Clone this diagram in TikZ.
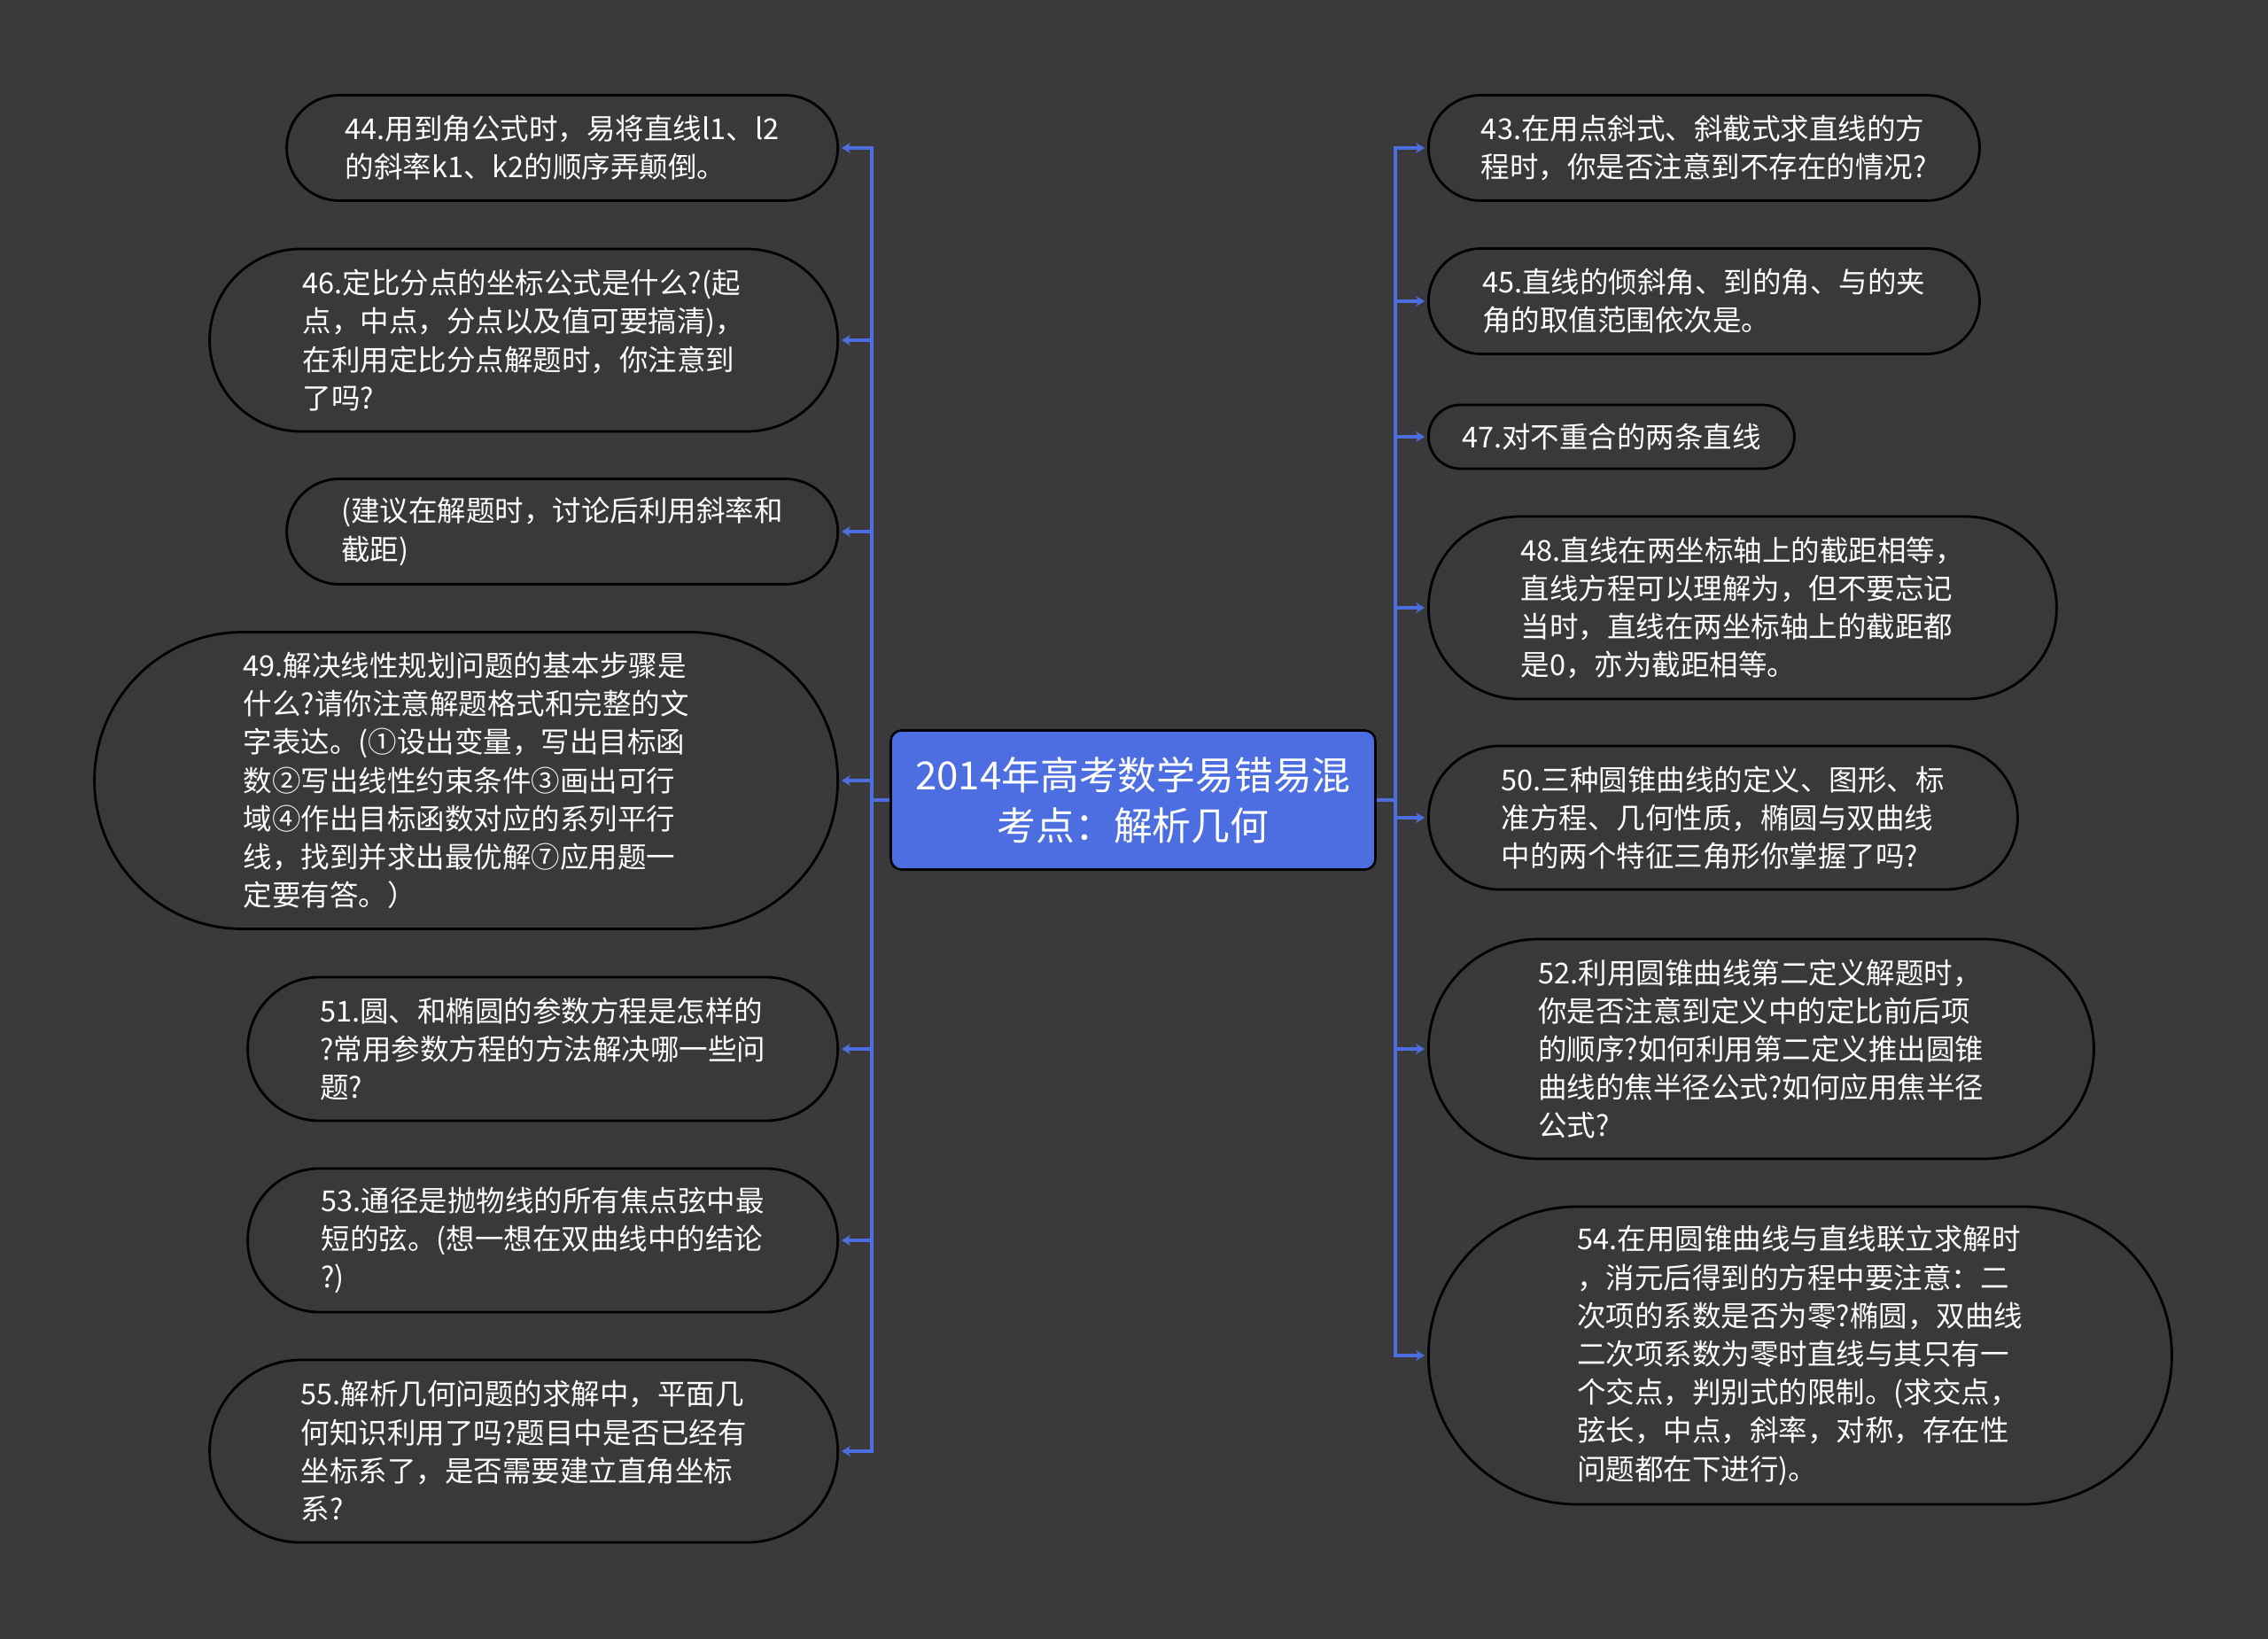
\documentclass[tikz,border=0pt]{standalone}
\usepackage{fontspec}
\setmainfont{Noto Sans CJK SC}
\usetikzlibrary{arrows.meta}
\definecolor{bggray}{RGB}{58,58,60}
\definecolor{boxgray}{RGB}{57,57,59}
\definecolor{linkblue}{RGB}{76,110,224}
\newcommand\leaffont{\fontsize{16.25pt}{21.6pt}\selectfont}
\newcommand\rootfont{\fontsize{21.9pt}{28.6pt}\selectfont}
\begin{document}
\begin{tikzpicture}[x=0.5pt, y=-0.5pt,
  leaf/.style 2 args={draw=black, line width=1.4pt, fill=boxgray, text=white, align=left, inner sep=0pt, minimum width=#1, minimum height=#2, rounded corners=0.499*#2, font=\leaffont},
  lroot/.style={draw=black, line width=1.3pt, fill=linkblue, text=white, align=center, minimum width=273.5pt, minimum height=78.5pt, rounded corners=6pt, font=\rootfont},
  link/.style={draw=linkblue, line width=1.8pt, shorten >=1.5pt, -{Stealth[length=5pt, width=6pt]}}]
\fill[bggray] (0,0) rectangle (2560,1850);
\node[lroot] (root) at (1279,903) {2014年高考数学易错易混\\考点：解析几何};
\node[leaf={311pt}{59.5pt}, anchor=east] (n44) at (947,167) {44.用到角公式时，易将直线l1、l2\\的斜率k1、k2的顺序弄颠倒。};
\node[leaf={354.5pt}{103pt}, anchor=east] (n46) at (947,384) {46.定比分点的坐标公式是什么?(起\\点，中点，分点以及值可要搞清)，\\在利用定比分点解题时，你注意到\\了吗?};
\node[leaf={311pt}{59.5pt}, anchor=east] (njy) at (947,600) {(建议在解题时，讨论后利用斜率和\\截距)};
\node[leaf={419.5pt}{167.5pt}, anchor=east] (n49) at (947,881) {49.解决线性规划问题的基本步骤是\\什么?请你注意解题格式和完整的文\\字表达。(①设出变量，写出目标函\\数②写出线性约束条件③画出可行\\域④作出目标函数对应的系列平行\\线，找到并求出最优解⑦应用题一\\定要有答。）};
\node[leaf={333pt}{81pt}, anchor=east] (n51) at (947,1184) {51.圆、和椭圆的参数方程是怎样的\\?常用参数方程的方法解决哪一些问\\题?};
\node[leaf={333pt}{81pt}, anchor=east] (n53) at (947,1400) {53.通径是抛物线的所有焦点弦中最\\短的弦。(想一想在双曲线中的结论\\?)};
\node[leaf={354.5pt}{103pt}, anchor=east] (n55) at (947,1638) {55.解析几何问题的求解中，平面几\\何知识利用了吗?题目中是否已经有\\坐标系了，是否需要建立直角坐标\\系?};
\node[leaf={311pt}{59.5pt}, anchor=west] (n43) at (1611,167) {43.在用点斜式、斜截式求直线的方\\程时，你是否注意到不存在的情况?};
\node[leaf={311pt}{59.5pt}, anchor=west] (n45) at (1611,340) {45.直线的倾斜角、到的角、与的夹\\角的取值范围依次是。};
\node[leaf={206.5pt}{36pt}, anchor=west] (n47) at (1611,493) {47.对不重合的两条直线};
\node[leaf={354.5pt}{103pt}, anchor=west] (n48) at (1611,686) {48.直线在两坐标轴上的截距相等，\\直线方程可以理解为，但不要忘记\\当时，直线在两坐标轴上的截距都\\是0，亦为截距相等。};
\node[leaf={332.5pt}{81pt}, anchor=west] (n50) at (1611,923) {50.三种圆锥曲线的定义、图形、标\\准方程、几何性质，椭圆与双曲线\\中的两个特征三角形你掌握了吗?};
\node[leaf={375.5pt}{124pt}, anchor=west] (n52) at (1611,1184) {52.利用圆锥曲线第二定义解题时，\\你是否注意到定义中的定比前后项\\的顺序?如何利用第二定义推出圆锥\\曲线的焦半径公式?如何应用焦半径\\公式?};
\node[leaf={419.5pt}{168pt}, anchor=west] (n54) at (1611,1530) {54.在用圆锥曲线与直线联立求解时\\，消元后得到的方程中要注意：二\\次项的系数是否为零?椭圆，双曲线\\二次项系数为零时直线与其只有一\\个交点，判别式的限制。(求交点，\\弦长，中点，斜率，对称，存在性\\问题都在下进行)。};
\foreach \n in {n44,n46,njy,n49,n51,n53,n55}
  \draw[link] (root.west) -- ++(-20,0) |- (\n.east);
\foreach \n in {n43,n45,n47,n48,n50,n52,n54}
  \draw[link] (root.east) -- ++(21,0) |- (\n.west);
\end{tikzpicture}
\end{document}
◆ ◆ ◆ ◆
• WORK REQUIRED
Give the data again exactly as written, with all pictures left out.

• CORRECT RESPONSE
Clone this diagram in TikZ.
\documentclass[tikz,border=0pt]{standalone}
\usepackage{fontspec}
\setmainfont{Noto Sans CJK SC}
\usetikzlibrary{arrows.meta}
\definecolor{bggray}{RGB}{58,58,60}
\definecolor{boxgray}{RGB}{57,57,59}
\definecolor{linkblue}{RGB}{76,110,224}
\newcommand\leaffont{\fontsize{16.25pt}{21.6pt}\selectfont}
\newcommand\rootfont{\fontsize{21.9pt}{28.6pt}\selectfont}
\begin{document}
\begin{tikzpicture}[x=0.5pt, y=-0.5pt,
  leaf/.style 2 args={draw=black, line width=1.4pt, fill=boxgray, text=white, align=left, inner sep=0pt, minimum width=#1, minimum height=#2, rounded corners=0.499*#2, font=\leaffont},
  lroot/.style={draw=black, line width=1.3pt, fill=linkblue, text=white, align=center, minimum width=273.5pt, minimum height=78.5pt, rounded corners=6pt, font=\rootfont},
  link/.style={draw=linkblue, line width=1.8pt, shorten >=1.5pt, -{Stealth[length=5pt, width=6pt]}}]
\fill[bggray] (0,0) rectangle (2560,1850);
\node[lroot] (root) at (1279,903) {2014年高考数学易错易混\\考点：解析几何};
\node[leaf={311pt}{59.5pt}, anchor=east] (n44) at (947,167) {44.用到角公式时，易将直线l1、l2\\的斜率k1、k2的顺序弄颠倒。};
\node[leaf={354.5pt}{103pt}, anchor=east] (n46) at (947,384) {46.定比分点的坐标公式是什么?(起\\点，中点，分点以及值可要搞清)，\\在利用定比分点解题时，你注意到\\了吗?};
\node[leaf={311pt}{59.5pt}, anchor=east] (njy) at (947,600) {(建议在解题时，讨论后利用斜率和\\截距)};
\node[leaf={419.5pt}{167.5pt}, anchor=east] (n49) at (947,881) {49.解决线性规划问题的基本步骤是\\什么?请你注意解题格式和完整的文\\字表达。(①设出变量，写出目标函\\数②写出线性约束条件③画出可行\\域④作出目标函数对应的系列平行\\线，找到并求出最优解⑦应用题一\\定要有答。）};
\node[leaf={333pt}{81pt}, anchor=east] (n51) at (947,1184) {51.圆、和椭圆的参数方程是怎样的\\?常用参数方程的方法解决哪一些问\\题?};
\node[leaf={333pt}{81pt}, anchor=east] (n53) at (947,1400) {53.通径是抛物线的所有焦点弦中最\\短的弦。(想一想在双曲线中的结论\\?)};
\node[leaf={354.5pt}{103pt}, anchor=east] (n55) at (947,1638) {55.解析几何问题的求解中，平面几\\何知识利用了吗?题目中是否已经有\\坐标系了，是否需要建立直角坐标\\系?};
\node[leaf={311pt}{59.5pt}, anchor=west] (n43) at (1611,167) {43.在用点斜式、斜截式求直线的方\\程时，你是否注意到不存在的情况?};
\node[leaf={311pt}{59.5pt}, anchor=west] (n45) at (1611,340) {45.直线的倾斜角、到的角、与的夹\\角的取值范围依次是。};
\node[leaf={206.5pt}{36pt}, anchor=west] (n47) at (1611,493) {47.对不重合的两条直线};
\node[leaf={354.5pt}{103pt}, anchor=west] (n48) at (1611,686) {48.直线在两坐标轴上的截距相等，\\直线方程可以理解为，但不要忘记\\当时，直线在两坐标轴上的截距都\\是0，亦为截距相等。};
\node[leaf={332.5pt}{81pt}, anchor=west] (n50) at (1611,923) {50.三种圆锥曲线的定义、图形、标\\准方程、几何性质，椭圆与双曲线\\中的两个特征三角形你掌握了吗?};
\node[leaf={375.5pt}{124pt}, anchor=west] (n52) at (1611,1184) {52.利用圆锥曲线第二定义解题时，\\你是否注意到定义中的定比前后项\\的顺序?如何利用第二定义推出圆锥\\曲线的焦半径公式?如何应用焦半径\\公式?};
\node[leaf={419.5pt}{168pt}, anchor=west] (n54) at (1611,1530) {54.在用圆锥曲线与直线联立求解时\\，消元后得到的方程中要注意：二\\次项的系数是否为零?椭圆，双曲线\\二次项系数为零时直线与其只有一\\个交点，判别式的限制。(求交点，\\弦长，中点，斜率，对称，存在性\\问题都在下进行)。};
\foreach \n in {n44,n46,njy,n49,n51,n53,n55}
  \draw[link] (root.west) -- ++(-20,0) |- (\n.east);
\foreach \n in {n43,n45,n47,n48,n50,n52,n54}
  \draw[link] (root.east) -- ++(21,0) |- (\n.west);
\end{tikzpicture}
\end{document}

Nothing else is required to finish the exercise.